D'un autre côté, ils savent aussi ne pas se contenter d'une apologie ou prendre les choses à la légère. Car les Beatles, non seulement ont su inventer un style que tout le monde a voulu reprendre (Pink Floyd en tête car ils étaient à côté du studio), mais ce style est le reflet de leur époque, un témoignage, un instant T de l'Angleterre. Non seulement les Beatles ont grandi mais c'est toute la jeunesse anglaise qui a grandi subitement d'un coup avec eux, rien qu'avec cet album. Ils sont les seuls dans l'histoire du rock à avoir fait cela avec autant de gens. En témoigne la déchirante "She's Leaving Home", noyés de violons et de harpes, qui raconte le départ d'une adolescente pour vivre dans une communauté, et qui serre le cœur, surtout lors du refrain où on entend ce que les parents s'écrient lorsqu'ils découvrent que leur fille est partie, alors qu'ils avaient tout donné pour elle, son éducation, et qu'ils ne comprennent pas son geste, alors qu'il s'agit juste d'une prise de liberté, une rupture brusque, que, hélas, bon nombres de familles connaissaient à la fin des années 60.
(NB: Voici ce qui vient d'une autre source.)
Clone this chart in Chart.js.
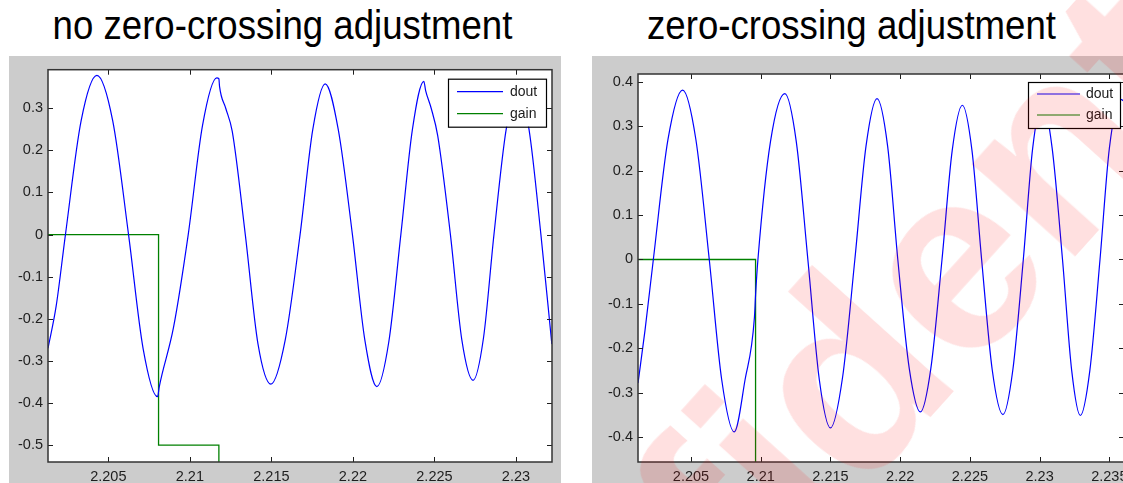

Je sais bien qu'il y a rien de pire que l'expression "il y a eu un avant et un après", mais franchement, là, faut avouer que c'est le cas. On ne le considère pas comme le plus important album de l'Histoire Rock pour rien, déjà à l'époque, et encore aujourd'hui. Le temps a fait son travail : on n'a connu rien qui soit équivalent et qui ait eu autant d'impact. On n'a rien connu qui soit aussi révolutionnaire. Oui, il y a eu un avant et un après.
Et puis, faut avouer que ces chansons sont tout simplement géniales pour ce qu'elles sont, de brillantes et sympathiques chansons, au charme évident. Prenez le refrain de "Getting Better", et ses better, better, better, qui montent crescendo, avec son petit gimmick qui va bien à la guitare, ou le sous-estimé "Lovely Rita", une de leurs meilleures chansons, cette répétition comme un mantra en intro, son tambourin, ses choeurs savoureux, son piano fou-fou. John et Paul étaient à leur sommet (et cela allait durer encore longtemps !).
Alors lorsqu'ils écrivent à deux, on a le droit à "A day In The Life", qui surgit après la reprise de "Sgt Pepper's" avec une guitare sèche, un piano et une voix tranquille, presque triste, dans une sorte de complainte qui prend plus de poids lorsque la batterie arrive et que la voix monte dans les aigus. Ensuite on se perd dans les effets sonores (on dirait du Radiohead avec quarante ans d'avance), puis on reprend par un réveil, une reprise plus légère, avant des chœurs céleste puis un orchestre plus grave. Coupure. Puis on reprend la mélodie du début. Magnifique et si subtil. Le coup de grâce.
Cet album est époustouflant. Et à la lecture, j'ai bien l'impression n'avoir même pas rendu justice, ou avoir décrit à quel point il y a tant de choses à apprendre en écoutant cet album. Il ne faut pas le manquer, c'est tout. C'est un jalon essentiel, un incontournable, celui que tout le monde doit écouter. Pour faire son éducation. Du genre "tu seras un homme mon fils", vous voyez ce que je veux dire ?
J'espère m'être fait comprendre car Sgt Pepper's Lonely Heart Club Band est une pierre angulaire de la culture populaire, un point c'est tout.